O Brasil encontra-se diante de uma verdadeira guerra no interior do mundo do trabalho, cada vez mais degradado pela desindustrialização que marca a contrarrevolução neoliberal conservadora sucessora do governo Sarney (1985-1990). Desde então, o pacto político constitutivo da virada cultural desenvolvimentista inaugurada pela conjunção dos movimentos modernista e tenentista na Revolução de 1930 passou a dar lugar à política de dominância rentista-neoextrativista.

Do ponto do vista do conjunto da força de trabalho, a nova maioria política tem procurado se sustentar mediante sucessiva política de gestão ampliada da massa social que sobra do declínio econômico nacional. De um lado, o avanço do Estado social em financiar a sobrevivência de ampla parcela populacional através do fundo público, capaz de atender o equivalente a 40% da população brasileira em diversos programas de garantia do rendimento.

De outro, o alastramento do Estado policial a patrocinar tanto o encarceramento de parcela crescente da massa sobrante como a sua aniquilação por políticas disseminatórias de violência pública e privada. A inédita expansão da taxa de homicídios expõe a prática do extermínio da população juvenil, negra e empobrecida que descartada pelo Estado social termina sendo incluída pelo Estado policial.

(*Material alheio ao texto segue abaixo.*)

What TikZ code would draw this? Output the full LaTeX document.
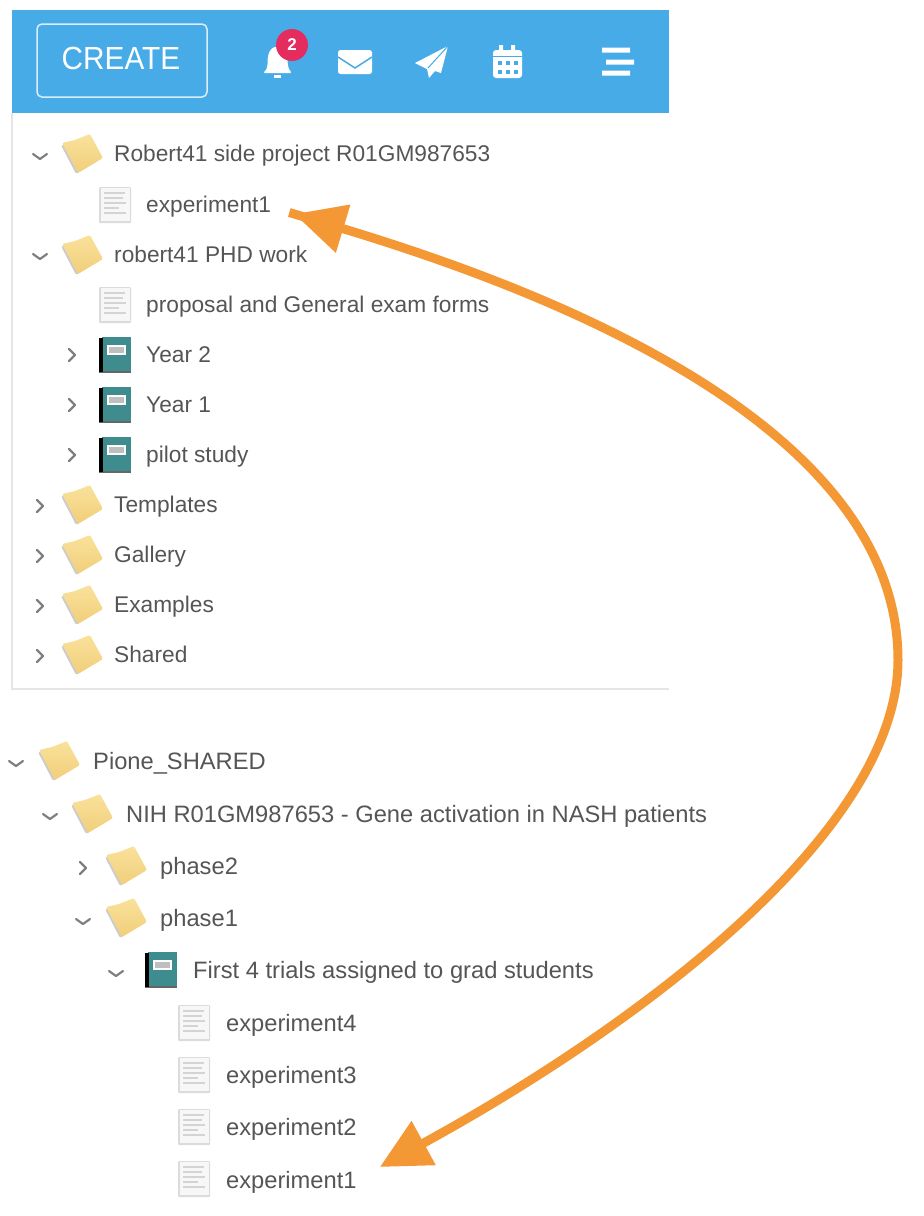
\documentclass[tikz,border=0pt]{standalone}
\usepackage{fontspec}
\setmainfont{Liberation Sans}
\newfontfamily\createfont[FakeStretch=0.93]{Liberation Sans}
\usetikzlibrary{arrows.meta,calc,shapes.geometric}
\definecolor{hdr}{RGB}{71,171,232}
\definecolor{orng}{RGB}{243,152,52}
\definecolor{txtc}{RGB}{85,85,85}
\definecolor{teal1}{RGB}{62,140,142}
\definecolor{badge}{RGB}{228,44,94}
\definecolor{fold1}{RGB}{249,226,155}
\definecolor{fold2}{RGB}{241,206,122}
\tikzset{
  x=1pt,y=-1pt,
  lbl/.style={anchor=base west,inner sep=0pt,text=txtc,font=\fontsize{22.7}{26}\selectfont},
  lblb/.style={lbl,font=\fontsize{23.7}{27}\selectfont},
  chev/.style={draw=black!50,line width=2.2pt,line cap=round,line join=round},
  pics/folderic/.style={code={
    \fill[black!20,rounded corners=2pt] (-1,10)--(14,39)--(18,37)--(6,10)--cycle;
    \shade[top color=fold1,bottom color=fold2,rounded corners=1.5pt]
      (0,8)--(13,5)--(28,-1)--(41,23)--(16,38)--cycle;
  }},
  pics/docic/.style={code={
    \fill[black!14,rounded corners=1pt] (0,0) rectangle (32,36);
    \fill[black!3] (1.5,1) rectangle (30.5,33.5);
    \foreach \yy/\xx in {6/26,11/24,16/27,21/20,26/27}{\draw[black!17,line width=1.2pt] (5,\yy)--(\xx,\yy);}
  }},
  pics/bookic/.style={code={
    \fill[black!60] (0,2) rectangle (32,36);
    \fill[teal1] (3,0) rectangle (32,34);
    \fill[black] (0,1) rectangle (3.5,35);
    \fill[white] (8,8) rectangle (27,18);
    \fill[black!25] (10,10) rectangle (25,16);
  }},
  pics/chevd/.style={code={\draw[chev] (-7,-3)--(0,2)--(7,-3);}},
  pics/chevr/.style={code={\draw[chev] (-3,-6)--(3,0)--(-3,6);}},
}
\begin{document}
\begin{tikzpicture}
\useasboundingbox (0,0) rectangle (924,1216);
% panel
\fill[hdr] (12,10) rectangle (669,113);
\draw[black!10,line width=1.5pt] (12,113)--(12,689)--(669,689);
\node[draw=white!80!hdr,line width=1.5pt,rounded corners=5pt,minimum width=170pt,minimum height=73pt,inner sep=0pt] (createbox) at (122,60.5) {};
\node[inner sep=0pt,text=white,font=\createfont\fontsize{32}{36}\selectfont] (create) at ($(createbox.center)+(-1,-2)$) {CREATE};
% bell
\fill[white,rounded corners=1.5pt] (263,73) .. controls (269,68) and (267,62) .. (268,57) .. controls (269,50) and (273,47) .. (277,47) .. controls (282,47) and (286,50) .. (287,57) .. controls (288,62) and (287,68) .. (292,73) -- cycle;
\fill[white] (274,75) rectangle (281,78);
\node[circle,fill=badge,minimum size=32pt,inner sep=0pt,text=white,font=\bfseries\fontsize{17}{20}\selectfont] (bdg) at (292,45) {2};
% envelope
\fill[white,rounded corners=2.5pt] (338,50) rectangle (372,74);
\draw[hdr,line width=1.5pt] (338,57)--(355,68)--(372,57);
% plane
\fill[white] (448,46)--(415,63)--(427,69)--(429,78)--(435,71)--(441,73)--cycle;
\draw[hdr,line width=1pt] (448,46)--(428,68);
% calendar
\fill[white,rounded corners=3pt] (493,50) rectangle (522,78);
\fill[white] (499,45) rectangle (503,52) (511,45) rectangle (515,52);
\draw[hdr,line width=1pt] (493,56)--(522,56);
\foreach \cx in {499.5,507.5,515.5}{\foreach \cy in {63,72}{\fill[hdr] (\cx-2,\cy-2) rectangle (\cx+2,\cy+2);}}
% menu
\fill[white] (602,47.5) rectangle (630,52.5) (606,59.5) rectangle (634,64.5) (602,70.5) rectangle (630,75.5);
% top tree
\pic at (62,135) {folderic}; \pic at (40,157) {chevd};
\node[lbl] (t1) at (114,161) {Robert41 side project R01GM987653};
\pic at (99,187) {docic};
\node[lbl] (expA) at (146,212) {experiment1};
\pic at (62,236) {folderic}; \pic at (40,257) {chevd};
\node[lbl] (t2) at (114,262) {robert41 PHD work};
\pic at (99,287) {docic};
\node[lbl] (t3) at (146,312) {proposal and General exam forms};
\pic at (99,337) {bookic}; \pic at (72,355) {chevr};
\node[lbl] (t4) at (146,362) {Year 2};
\pic at (99,387) {bookic}; \pic at (72,405) {chevr};
\node[lbl] (t5) at (146,412) {Year 1};
\pic at (99,437) {bookic}; \pic at (72,455) {chevr};
\node[lbl] (t6) at (146,462) {pilot study};
\pic at (62,486) {folderic}; \pic at (40,506) {chevr};
\node[lbl] (t7) at (114,512) {Templates};
\pic at (62,536) {folderic}; \pic at (40,556) {chevr};
\node[lbl] (t8) at (114,562) {Gallery};
\pic at (62,586) {folderic}; \pic at (40,606) {chevr};
\node[lbl] (t9) at (114,612) {Examples};
\pic at (62,636) {folderic}; \pic at (40,656) {chevr};
\node[lbl] (t10) at (114,662) {Shared};
% lower tree
\pic at (39,742) {folderic}; \pic at (16,764) {chevd};
\node[lblb] (b1) at (93,769) {Pione\_SHARED};
\pic at (72,795) {folderic}; \pic at (50,817) {chevd};
\node[lblb] (b2) at (126,822) {NIH R01GM987653 - Gene activation in NASH patients};
\pic at (106,847) {folderic}; \pic at (83,868) {chevr};
\node[lblb] (b3) at (160,874) {phase2};
\pic at (106,899) {folderic}; \pic at (83,922) {chevd};
\node[lblb] (b4) at (160,926) {phase1};
\pic at (145,952) {bookic}; \pic at (116,974) {chevd};
\node[lblb] (b5) at (193,978) {First 4 trials assigned to grad students};
\pic at (178,1005) {docic};
\node[lblb] (b6) at (226,1031) {experiment4};
\pic at (178,1057) {docic};
\node[lblb] (b7) at (226,1083) {experiment3};
\pic at (178,1109) {docic};
\node[lblb] (b8) at (226,1135) {experiment2};
\pic at (178,1161) {docic};
\node[lblb] (expB) at (226,1188) {experiment1};
% arrow
\coordinate (tipA) at ($(expA.base east)+(23,2)$);
\coordinate (tipB) at ($(expB.base east)+(23,-21)$);
\draw[orng,line width=9pt] ($(tipA)+(-5,-1.5)$) -- ($(tipA)+(25,7.5)$);
\draw[orng,line width=9pt,{Triangle[length=51pt,width=48pt,fill=orng]}-{Triangle[length=50pt,width=48pt,fill=orng]}]
  (tipA) .. controls (593,304) and (898,440) .. (898,660)
  .. controls (898,830) and (643,1023) .. (tipB);
\end{tikzpicture}
\end{document}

Além disso, o conjunto restante da força de trabalho espremido pela escassez ocupacional tem sido intensamente exposto à ideologia da meritocracia do empresariamento de si próprio. Tão alienante como reconfortante, o empreendedorismo propagado ao excesso promove, neste início do século 21, outra virada cultural conduzida por generalizado fanatismo religioso e banditismo social.

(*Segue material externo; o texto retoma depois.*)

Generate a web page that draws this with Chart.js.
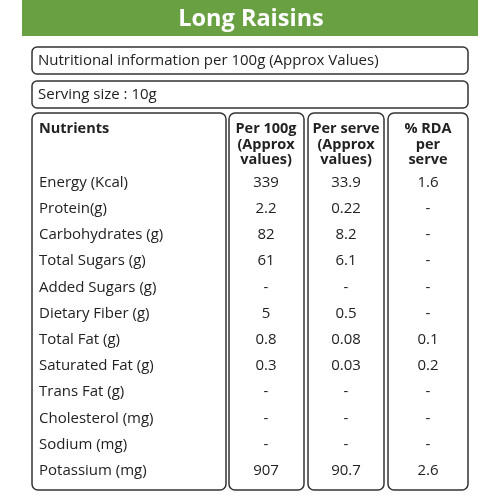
<!DOCTYPE html>
<html>
<head>
<meta charset="utf-8">
<script src="https://cdn.jsdelivr.net/npm/chart.js@4"></script>
<style>body{margin:0;background:#fff}</style>
</head>
<body>
<canvas id="c" width="500" height="500"></canvas>
<script>
// table data
var title = 'Long Raisins';
var infoLine = 'Nutritional information per 100g (Approx Values)';
var servingLine = 'Serving size : 10g';
var headers = [['Nutrients'], ['Per 100g', '(Approx', 'values)'], ['Per serve', '(Approx', 'values)'], ['% RDA', 'per', 'serve']];
var nutrients = ['Energy (Kcal)', 'Protein(g)', 'Carbohydrates (g)', 'Total Sugars (g)', 'Added Sugars (g)', 'Dietary Fiber (g)',
  'Total Fat (g)', 'Saturated Fat (g)', 'Trans Fat (g)', 'Cholesterol (mg)', 'Sodium (mg)', 'Potassium (mg)'];
var per100g = ['339', '2.2', '82', '61', '-', '5', '0.8', '0.3', '-', '-', '-', '907'];
var perServe = ['33.9', '0.22', '8.2', '6.1', '-', '0.5', '0.08', '0.03', '-', '-', '-', '90.7'];
var rda = ['1.6', '-', '-', '-', '-', '-', '0.1', '0.2', '-', '-', '-', '2.6'];

var FONT = '"Open Sans", sans-serif';

function roundBox(ctx, x, y, w, h, r) {
    ctx.beginPath();
    ctx.roundRect(x, y, w, h, r);
    ctx.stroke();
}

var tablePlugin = {
    id: 'tablePlugin',
    afterDraw: function (chart) {
        var ctx = chart.ctx, sx = chart.scales.x, sy = chart.scales.y;
        var X = function (v) { return sx.getPixelForValue(v); };
        var Y = function (v) { return sy.getPixelForValue(v); };
        ctx.save();
        // header bar
        ctx.fillStyle = '#69a042';
        ctx.fillRect(X(22), Y(0), X(478) - X(22), Y(36) - Y(0));
        ctx.fillStyle = '#fff';
        ctx.font = 'bold 23.5px ' + FONT;
        ctx.textAlign = 'center';
        ctx.textBaseline = 'middle';
        ctx.fillText(title, X(251), Y(19));

        ctx.strokeStyle = '#333';
        ctx.lineWidth = 1.5;
        roundBox(ctx, X(32), Y(47), X(468) - X(32), Y(74) - Y(47), 5);
        roundBox(ctx, X(32), Y(81), X(468) - X(32), Y(108) - Y(81), 5);
        var cols = [[32, 226], [229, 304], [308, 384], [388, 468]];
        cols.forEach(function (c) { roundBox(ctx, X(c[0]), Y(113), X(c[1]) - X(c[0]), Y(490) - Y(113), 6); });

        ctx.fillStyle = '#222';
        ctx.font = '15px ' + FONT;
        ctx.textAlign = 'left';
        ctx.fillText(infoLine, X(38), Y(61));
        ctx.fillText(servingLine, X(38), Y(95));

        // column headers
        ctx.font = 'bold 14.5px ' + FONT;
        ctx.fillText(headers[0][0], X(39), Y(129));
        ctx.textAlign = 'center';
        var centers = [266, 346, 428];
        for (var i = 1; i < 4; i++) {
            headers[i].forEach(function (t, k) { ctx.fillText(t, X(centers[i - 1]), Y(129 + k * 15.5)); });
        }
        // rows
        ctx.font = '15px ' + FONT;
        nutrients.forEach(function (n, r) {
            var y = Y(182.5 + r * 26.2);
            ctx.textAlign = 'left';
            ctx.fillText(n, X(39), y);
            ctx.textAlign = 'center';
            ctx.fillText(per100g[r], X(centers[0]), y);
            ctx.fillText(perServe[r], X(centers[1]), y);
            ctx.fillText(rda[r], X(centers[2]), y);
        });
        ctx.restore();
    }
};

new Chart(document.getElementById('c'), {
    type: 'scatter',
    data: { datasets: [{ data: [] }] },
    options: {
        responsive: false,
        animation: false,
        layout: { padding: 0 },
        plugins: { legend: { display: false }, tooltip: { enabled: false } },
        scales: {
            x: { type: 'linear', min: 0, max: 500, display: false },
            y: { type: 'linear', min: 0, max: 500, reverse: true, display: false }
        }
    },
    plugins: [tablePlugin]
});
</script>
</body>
</html>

Uma espécie inédita do sistema jagunço estaria a semear “novas canudos” pelo território nacional. Diferentemente da República Velha (1889-1930), quando nasceu e se proliferou entre os descartados do capitalismo nascente no Brasil agrário, o sistema jagunço atual se dissemina mais nos espaços metropolitanos inchados por serviços precarizantes que ocupam lugares herdados do desmanche provocado pelo neoliberalismo desindustrializante.

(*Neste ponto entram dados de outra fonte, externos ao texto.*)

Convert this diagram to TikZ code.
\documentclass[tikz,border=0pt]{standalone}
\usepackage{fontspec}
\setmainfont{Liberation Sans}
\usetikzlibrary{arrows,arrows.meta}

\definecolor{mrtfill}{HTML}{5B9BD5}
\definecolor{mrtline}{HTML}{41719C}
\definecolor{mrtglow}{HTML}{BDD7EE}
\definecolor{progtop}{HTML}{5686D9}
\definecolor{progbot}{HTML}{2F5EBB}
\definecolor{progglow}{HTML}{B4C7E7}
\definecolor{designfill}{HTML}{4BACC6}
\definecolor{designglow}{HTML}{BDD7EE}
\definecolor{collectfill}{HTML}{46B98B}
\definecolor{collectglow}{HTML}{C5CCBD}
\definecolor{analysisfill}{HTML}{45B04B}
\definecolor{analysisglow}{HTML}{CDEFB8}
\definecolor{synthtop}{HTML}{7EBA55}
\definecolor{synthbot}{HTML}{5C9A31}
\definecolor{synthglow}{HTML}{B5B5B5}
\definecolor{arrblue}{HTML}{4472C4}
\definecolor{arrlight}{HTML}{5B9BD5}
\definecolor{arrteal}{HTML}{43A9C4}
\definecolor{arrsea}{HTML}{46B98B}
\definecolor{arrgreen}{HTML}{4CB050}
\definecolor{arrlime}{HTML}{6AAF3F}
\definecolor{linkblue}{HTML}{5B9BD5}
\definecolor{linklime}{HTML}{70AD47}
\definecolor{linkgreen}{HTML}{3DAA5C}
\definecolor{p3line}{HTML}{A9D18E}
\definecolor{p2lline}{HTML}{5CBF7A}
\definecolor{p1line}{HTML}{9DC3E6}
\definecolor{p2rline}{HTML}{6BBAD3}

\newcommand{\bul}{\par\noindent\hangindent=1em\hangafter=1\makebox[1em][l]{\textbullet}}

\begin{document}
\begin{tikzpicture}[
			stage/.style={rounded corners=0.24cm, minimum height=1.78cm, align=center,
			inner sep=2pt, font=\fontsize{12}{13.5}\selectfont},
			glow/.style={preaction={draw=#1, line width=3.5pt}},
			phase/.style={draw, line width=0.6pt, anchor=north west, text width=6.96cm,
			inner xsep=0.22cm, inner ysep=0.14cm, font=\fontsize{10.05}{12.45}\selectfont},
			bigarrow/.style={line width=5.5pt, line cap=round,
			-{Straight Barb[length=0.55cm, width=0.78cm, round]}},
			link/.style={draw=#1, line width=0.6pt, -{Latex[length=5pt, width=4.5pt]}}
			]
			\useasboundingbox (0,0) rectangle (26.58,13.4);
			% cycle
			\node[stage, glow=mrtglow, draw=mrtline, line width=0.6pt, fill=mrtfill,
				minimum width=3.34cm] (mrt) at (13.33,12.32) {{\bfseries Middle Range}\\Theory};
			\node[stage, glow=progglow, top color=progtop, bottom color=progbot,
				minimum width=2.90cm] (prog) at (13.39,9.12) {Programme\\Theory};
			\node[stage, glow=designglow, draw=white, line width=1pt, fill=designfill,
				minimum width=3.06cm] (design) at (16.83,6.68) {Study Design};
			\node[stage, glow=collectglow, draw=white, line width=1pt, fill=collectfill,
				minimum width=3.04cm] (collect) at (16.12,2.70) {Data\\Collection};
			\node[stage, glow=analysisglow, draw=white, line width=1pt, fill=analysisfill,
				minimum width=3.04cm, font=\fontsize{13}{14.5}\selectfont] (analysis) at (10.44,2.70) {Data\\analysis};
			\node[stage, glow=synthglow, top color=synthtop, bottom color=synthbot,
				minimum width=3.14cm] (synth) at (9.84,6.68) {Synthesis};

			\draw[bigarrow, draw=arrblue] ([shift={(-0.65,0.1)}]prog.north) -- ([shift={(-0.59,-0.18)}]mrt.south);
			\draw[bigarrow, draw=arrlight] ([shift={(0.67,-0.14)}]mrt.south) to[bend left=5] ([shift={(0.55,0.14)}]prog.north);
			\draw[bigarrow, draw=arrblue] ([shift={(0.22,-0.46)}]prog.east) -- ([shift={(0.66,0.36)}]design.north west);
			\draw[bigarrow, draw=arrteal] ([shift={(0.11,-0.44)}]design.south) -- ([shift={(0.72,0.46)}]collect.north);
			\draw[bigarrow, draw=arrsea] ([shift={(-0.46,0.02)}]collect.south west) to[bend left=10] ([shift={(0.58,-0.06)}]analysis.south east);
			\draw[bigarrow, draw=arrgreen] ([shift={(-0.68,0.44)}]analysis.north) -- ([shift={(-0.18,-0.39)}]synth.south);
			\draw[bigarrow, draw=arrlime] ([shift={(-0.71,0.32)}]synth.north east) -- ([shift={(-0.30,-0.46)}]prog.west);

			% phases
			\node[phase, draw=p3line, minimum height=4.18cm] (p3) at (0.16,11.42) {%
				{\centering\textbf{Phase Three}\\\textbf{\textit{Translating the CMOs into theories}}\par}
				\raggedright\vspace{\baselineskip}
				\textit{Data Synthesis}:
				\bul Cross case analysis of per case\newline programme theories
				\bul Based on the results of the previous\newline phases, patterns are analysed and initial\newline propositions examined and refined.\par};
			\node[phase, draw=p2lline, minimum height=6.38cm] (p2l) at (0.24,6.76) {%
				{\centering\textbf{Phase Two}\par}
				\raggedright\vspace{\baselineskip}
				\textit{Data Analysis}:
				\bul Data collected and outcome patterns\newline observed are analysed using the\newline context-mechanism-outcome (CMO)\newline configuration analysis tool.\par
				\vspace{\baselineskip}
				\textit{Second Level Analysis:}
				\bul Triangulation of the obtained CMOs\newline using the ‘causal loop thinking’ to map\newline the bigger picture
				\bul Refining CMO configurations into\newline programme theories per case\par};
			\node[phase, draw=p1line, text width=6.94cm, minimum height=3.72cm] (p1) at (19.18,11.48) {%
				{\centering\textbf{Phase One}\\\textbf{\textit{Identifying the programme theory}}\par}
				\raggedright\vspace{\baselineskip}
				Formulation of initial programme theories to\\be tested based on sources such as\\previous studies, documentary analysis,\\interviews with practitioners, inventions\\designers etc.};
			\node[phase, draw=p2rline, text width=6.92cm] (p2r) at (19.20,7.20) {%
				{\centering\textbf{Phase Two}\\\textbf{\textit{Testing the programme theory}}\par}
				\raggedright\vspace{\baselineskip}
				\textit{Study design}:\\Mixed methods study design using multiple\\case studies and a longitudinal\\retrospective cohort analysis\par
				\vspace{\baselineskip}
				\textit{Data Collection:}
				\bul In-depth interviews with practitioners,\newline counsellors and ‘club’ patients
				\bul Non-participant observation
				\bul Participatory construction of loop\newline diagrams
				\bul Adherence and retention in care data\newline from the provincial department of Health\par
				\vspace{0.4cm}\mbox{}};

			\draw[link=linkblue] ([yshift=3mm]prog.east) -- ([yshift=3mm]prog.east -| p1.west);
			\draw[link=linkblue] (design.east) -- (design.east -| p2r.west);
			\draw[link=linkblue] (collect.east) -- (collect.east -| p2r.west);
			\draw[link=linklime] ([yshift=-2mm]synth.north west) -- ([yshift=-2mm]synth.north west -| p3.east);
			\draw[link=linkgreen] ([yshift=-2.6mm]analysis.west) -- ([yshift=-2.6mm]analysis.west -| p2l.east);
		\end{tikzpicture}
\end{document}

É nesse sentido que se fortalece o trabalho a partir do domicílio, sobretudo o que se movimentou durante a pandemia da Covid-19 no Brasil. Para além do trabalho não pago na reprodução e cuidados em casa, invisível para a representação sindical ou política e para direitos sociais e trabalhistas, alastrou-se o trabalho a domicílio para outrem no formato de empregados e contapropristas formais e informais.

Pelas informações do Ibge, o Brasil teria registrado uma quantidade de trabalhadores obtendo rendimento por atividade em casa em 2020 que equivaleria a menos de 10% do total dos ocupados. Apesar de expostos ao labor sem inspeção e segurança laboral, esse contingente da força de trabalho absorveu próximo do 1/5 do total da massa de rendimento do trabalho do país.

A cada grupo de 10 ocupados pelo teletrabalho, seis estavam vinculados ao setor privado e quatro no serviço público. Enquanto no Estado, um a cada três ocupados exerceu o trabalho em casa, no setor privado, o teletrabalho representou menos de 7% do total da ocupação.

Se a região Norte foi a que registrou menor presença do teletrabalho, a região Sudeste foi a que mais se destacou pela presença relativa entre os ocupados dos trabalhadores em casa. O Distrito Federal, contudo, foi, com quase um terço dos ocupados, a localidade nacional com a maior disseminação do teletrabalho no Brasil em 2020.

Em geral, o perfil dos ocupados no trabalho remoto se constituiu por 4/5 detentores do ensino superior, quase 60% de mulheres e mais da metade concentrada na faixa etária inferior a 40 anos. Pelos estudos disponíveis, o teletrabalho significou para as empresas tanto a economia de custos fixos (transporte, espaço físico, limpeza, segurança, entre outros) como a obtenção de maior produtividade.

Mesmo com a ampliação da jornada de trabalho exercida no próprio domicílio, absorvedora, em grande medida, da economia do tempo de deslocamento, o rendimento médio auferido pelo conjunto dos trabalhos remotos registrou queda em termos reais no ano de 2020. Uma expressão direta que resulta invariavelmente da intensa guerra em curso no interior do mundo do trabalho travada por gigantesca massa sobrante de um capitalismo sem vigor, conduzido por governos fundamentalmente assentados nos interesses de ricos e poderosos.